January 28th, 2009
I use search engines on a daily basis. Actually more like every hour, sometimes every few minutes of the day whether it’s research, testing, fun, etc. I mean search is what I do! And it really gets me thinking: what is the future of search? How long will people rely on classical keyword search engines to find the information they’re looking for? Are there other, fundamental areas of the web waiting to be discovered? And how can we take advantage of the coming changes?
A while back I had a discussion about the future of the web and sine then I’ve done a bit more research to try and understand what the future of online marketing (and the web) will look like.
The semantic web is an extension to the existing world wide web (www) serving as a platform where people can define not only information but the meaning of information, through meta data. You could say the current word wide web is a web of documents (web pages) and the semantic web will be a web of meaningful data (meta data).
For example, a person is able to fire up their favorite web browser and read the news on their favorite news site. The person reading the web site understands the information they read but a machine isn’t yet able to autonomously comprehend the meaning of the text, etc on the page(s) without any pre-programming.
So the semantic web will allow people to define and store information in a meaningful way (rather than just dump text into a web page), and then machines can come through and make more intelligent decisions about what they encounter.
Right now you can search the web by typing keywords into search engines. With the semantic web the user could pontentially be presented with an array of options to select from before hitting the "search" button.
For example, if you were looking for a specific DVD to purcahse, you would of course give a title, but you’d also let your search agent know that you wanted a used copy, with shipping under $10, from a website that has been around for at least 5 years, that had a return policy of at least 30 days, etc. on and on getting very specific.
But finding a product for sale is only scratching the surface. The applications of semantic web search are increadibly rich and go dimensions beyond what we are able to experience today from simple keyword searches.
One of the more exiting peices of the semantic web will be that because the meaning of information can be defined, machines will have a common language to traverse the web. So let’s say you wanted to find the contact information of a book store who is within 10 miles of your current location that is also within 1 mile of a coffee shop that happens to sell vanilla flavored coffee bags for less than $5, oh and that has less than 3 grams of fat per serving. Further you could specify that if no coffee bags were in stock then have your search agent check each day until available and remind you via text message, and also have the text message auto populate into your agenda calendar the next morning.
With information flowing between different applications, all owned by many different people and organizations, and with less human intervention needed to execute these processes, it would seem that monolithic corporations (even Google) will play a smaller and smaller role in connecting people to the information they desire – that is unless they provide the tools needed to connect people on the semantic web.
If you buy the "foot" keyword on Google you probably wouldn’t want your ad appearing on pages that have to do with severed feet. With semantic ad targeting you could potentially weed out negative meanings you don’t want your ads associated with so that embarrassing mistakes happen less often.

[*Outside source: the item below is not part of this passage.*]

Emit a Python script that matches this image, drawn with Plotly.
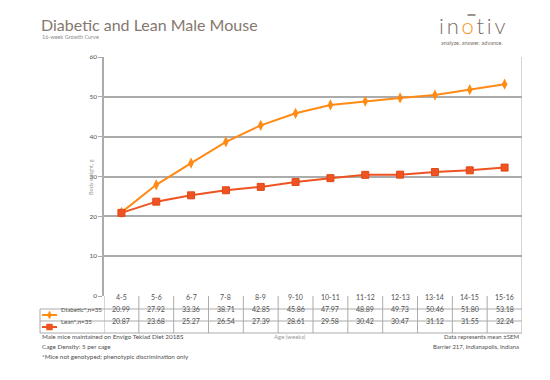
import plotly.graph_objects as go

categories = ["4-5", "5-6", "6-7", "7-8", "8-9", "9-10", "10-11", "11-12", "12-13", "13-14", "14-15", "15-16"]
diabetic = [20.99, 27.92, 33.36, 38.71, 42.85, 45.86, 47.97, 48.89, 49.73, 50.46, 51.80, 53.18]
lean = [20.87, 23.68, 25.27, 26.54, 27.39, 28.61, 29.58, 30.42, 30.47, 31.12, 31.55, 32.24]
series_names = ["Diabetic*,n=35", "Lean*,n=35"]
y_ticks = [0, 10, 20, 30, 40, 50, 60]

W, H = 550, 380
OFF = 8  # page body margin
L, R, T, B = 104, 522, 57, 296
C_DIA = "#FF8A14"
C_LEAN = "#EE5321"
GRID = "#ABABAB"
TXT = "#505050"
FONT = "Lato"


def px(x):
    return (x - L) / (R - L)


def py(y):
    return (B - y) / (B - T)


fig = go.Figure()
fig.add_trace(go.Scatter(x=list(range(len(categories))), y=diabetic, mode="lines+markers",
                         line=dict(color=C_DIA, width=2),
                         marker=dict(symbol="diamond-tall", size=8, color=C_DIA),
                         name=series_names[0], showlegend=False))
fig.add_trace(go.Scatter(x=list(range(len(categories))), y=lean, mode="lines+markers",
                         line=dict(color=C_LEAN, width=2),
                         marker=dict(symbol="square", size=7, color=C_LEAN,
                                     line=dict(color="#E0481A", width=1)),
                         name=series_names[1], showlegend=False))

shapes = []
ann = []

# table rows
row_lines = [309, 321, 333]
for yy in row_lines:
    shapes.append(dict(type="line", xref="paper", yref="paper", x0=px(40), x1=px(R),
                       y0=py(yy), y1=py(yy), line=dict(color=GRID, width=1)))
# vertical column boundaries
for k in range(len(categories) + 1):
    shapes.append(dict(type="line", xref="x", yref="paper", x0=k - 0.5, x1=k - 0.5,
                       y0=py(333), y1=py(B) if k < len(categories) else 1,
                       line=dict(color=GRID, width=1)))
shapes.append(dict(type="line", xref="paper", yref="paper", x0=px(40), x1=px(40),
                   y0=py(309), y1=py(333), line=dict(color=GRID, width=1)))

row_y = [303, 315, 327]
for i, c in enumerate(categories):
    ann.append(dict(x=i, y=py(row_y[0]), xref="x", yref="paper", text=c, showarrow=False,
                    font=dict(size=7, color=TXT, family=FONT)))
    ann.append(dict(x=i, y=py(row_y[1]), xref="x", yref="paper", text=f"{diabetic[i]:.2f}",
                    showarrow=False, font=dict(size=7, color=TXT, family=FONT)))
    ann.append(dict(x=i, y=py(row_y[2]), xref="x", yref="paper", text=f"{lean[i]:.2f}",
                    showarrow=False, font=dict(size=7, color=TXT, family=FONT)))

# legend keys in table
for j, (col, yy) in enumerate([(C_DIA, row_y[1]), (C_LEAN, row_y[2])]):
    shapes.append(dict(type="line", xref="paper", yref="paper", x0=px(42), x1=px(57),
                       y0=py(yy), y1=py(yy), line=dict(color=col, width=2)))
    if j == 0:
        shapes.append(dict(type="path", xref="paper", yref="paper",
                           path=f"M {px(49.5)},{py(yy-4)} L {px(51.5)},{py(yy)} L {px(49.5)},{py(yy+4)} L {px(47.5)},{py(yy)} Z",
                           fillcolor=col, line=dict(color=col, width=0.5)))
    else:
        shapes.append(dict(type="rect", xref="paper", yref="paper", x0=px(46.5), x1=px(52.5),
                           y0=py(yy + 3), y1=py(yy - 3), fillcolor=col, line=dict(color=col, width=0.5)))
    ann.append(dict(x=px(59), y=py(yy), xref="paper", yref="paper", xanchor="left",
                    text=series_names[j], showarrow=False,
                    font=dict(size=6.2, color=TXT, family=FONT)))

# titles
ann.append(dict(x=px(39), y=py(24), xref="paper", yref="paper", xanchor="left", yanchor="middle",
                text="Diabetic and Lean Male Mouse", showarrow=False, height=16,
                font=dict(size=16, color="#85786F", family=FONT)))
ann.append(dict(x=px(40), y=py(36.5), xref="paper", yref="paper", xanchor="left", yanchor="middle",
                text="16-week Growth Curve", showarrow=False, height=7,
                font=dict(size=5.5, color="#8A8A8A", family=FONT)))

# logo
ann.append(dict(x=px(472), y=py(25), xref="paper", yref="paper", xanchor="center", yanchor="middle",
                text="<span style='color:#7C7068'>i\u2009n\u2009</span><span style='color:#F7941D'>o</span><span style='color:#7C7068'>\u2009t\u2009i\u2009v</span>",
                showarrow=False, height=20, font=dict(size=22, family=FONT, weight=300)))
shapes.append(dict(type="line", xref="paper", yref="paper", x0=px(467.5), x1=px(475.5),
                   y0=py(15), y1=py(15), line=dict(color="#7C7068", width=1.5)))
ann.append(dict(x=px(472), y=py(42.5), xref="paper", yref="paper", xanchor="center", yanchor="middle",
                text="analyze. answer. advance.", height=7,
                showarrow=False, font=dict(size=5.5, family=FONT, color="#7C7068")))

# axis title
ann.append(dict(x=px(86), y=py(177), xref="paper", yref="paper", textangle=-90,
                text="Body weight, g", showarrow=False,
                font=dict(size=5.5, color="#9A9A9A", family=FONT)))
ann.append(dict(x=px(290), y=py(342), xref="paper", yref="paper",
                text="Age (weeks)", showarrow=False,
                font=dict(size=6, color="#9A9A9A", family=FONT)))

notes_left = ["Male mice maintained on Envigo Teklad Diet 2018S", "Cage Density: 5 per cage",
              "*Mice not genotyped; phenotypic discrimination only"]
for i, t in enumerate(notes_left):
    ann.append(dict(x=px(40), y=py(342 + 10 * i), xref="paper", yref="paper", xanchor="left",
                    text=t, showarrow=False, font=dict(size=6.3, color=TXT, family=FONT)))
notes_right = ["Data represents mean ±SEM", "Barrier 217, Indianapolis, Indiana"]
for i, t in enumerate(notes_right):
    ann.append(dict(x=px(521), y=py(342 + 10 * i), xref="paper", yref="paper", xanchor="right",
                    text=t, showarrow=False, font=dict(size=6, color=TXT, family=FONT)))

fig.update_layout(
    width=W - OFF, height=H - OFF,
    margin=dict(l=L - OFF, r=W - R, t=T - OFF, b=H - B),
    paper_bgcolor="white", plot_bgcolor="white",
    shapes=shapes, annotations=ann,
    font=dict(family=FONT, color=TXT),
    xaxis=dict(range=[-0.5, len(categories) - 0.5], showticklabels=False, showgrid=False,
               zeroline=False, showline=False, ticks=""),
    yaxis=dict(range=[0, 60], tickvals=y_ticks, showgrid=True, gridcolor=GRID, gridwidth=1.5,
               zeroline=False, showline=True, linecolor=GRID, linewidth=1.5, ticks="outside",
               ticklen=4, tickcolor=GRID, tickfont=dict(size=6.5, color=TXT, family=FONT)),
)

fig.write_html("out.html")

Wouldn’t it be cool if you had a buzz monitoring tool that told you how often people of such and such demographics on a particular website (or the entire web) were talking about your brand (concept one) in a negative way (concept two)? With semantic technologies, a social media website (or all websites) could define and store demographics of their users, then make that data available to the world (new business model idea?). It would also be possible to measure the number of times, for example, two concepts are talked about with the vicinity of each other, making it easier for marketers to understand the success of individual marketing efforts.
I think that I’m just scratching the surface with all this semantic web stuff. I also think there is a huge market just waiting to be discovered, enabled by the semantic web. When the semantic web hits,
Aside from marketing, the semantic web could help empower a collective intelligence or a "global brain" which can potentially change human behavior, the way we think and live, hopefully for the better (but that’s another post).
• 10 years ago
Wow.. what a great post. I was not aware of this perspective on search. I do agree that it appears as though search engine spiders have a long way to go when trying to understand the content that is being presented. And it's clear that things are moving in the direction you defined.
It's pretty clear to me that as engines get more sophisticated, they need to go one step further. This is not only integrating behavioral data but information related to how a users interprets info they are presented with.